Schock für den europäischen Wirtschaftsraum

Der folgende Schock dürfte zu Staatspleiten im Süden führen und auch in der deutschen Wirtschaft für Chaos und eine anhaltende Verunsicherung sorgen. Ohne sofort greifende Kapitalverkehrskontrollen käme es europaweit zu massiven Verwerfungen durch unkontrollierte Liquiditätsströme, die Wirtschaft und insbesondere Banken bedrohten. Selbst der immense Aufwand für die dann sofort benötigten Kapitalverkehrskontrollen würde Banken zu Fall bringen und die Wirtschaft massiv beeinträchtigen. Das beträfe Deutschland als stärkste Wirtschaftsnation in Europa ebenso wie die südeuropäischen Krisenländer, deren Insolvenzrisiko durch die steigenden Risikoprämien sofort zunehmen würde.

Fazit für Investoren

Was bedeutet das nun für Investoren?
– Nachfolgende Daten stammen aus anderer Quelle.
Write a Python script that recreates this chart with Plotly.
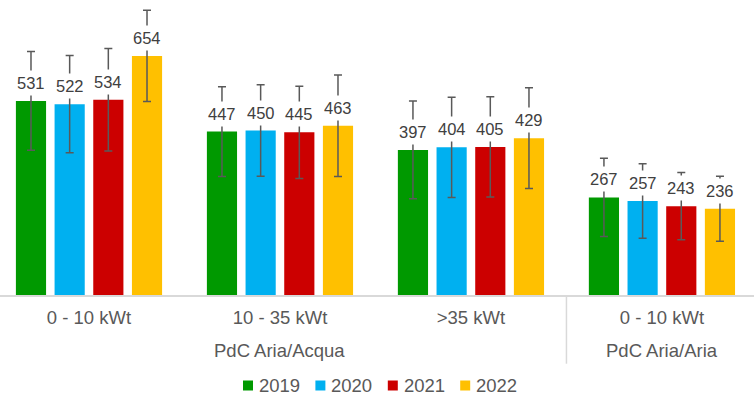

Die Volatilität wird mit steigender Nervosität vor den Wahlen zunehmen. Das bedeutet in der Regel hohe Risikoprämien beziehungsweise sinkende Wertpapierkurse. Daraus können Chancen für Mutige entstehen. Tritt tatsächlich das befürchtete Extremereignis ein, dürften die massiven Folgen entsprechende Verluste noch weit in den Schatten stellen. Hedging-Strategien und andere derivative Instrumente zur Begrenzung des Down Side-Potenzials sollten unbedingt berücksichtigt werden.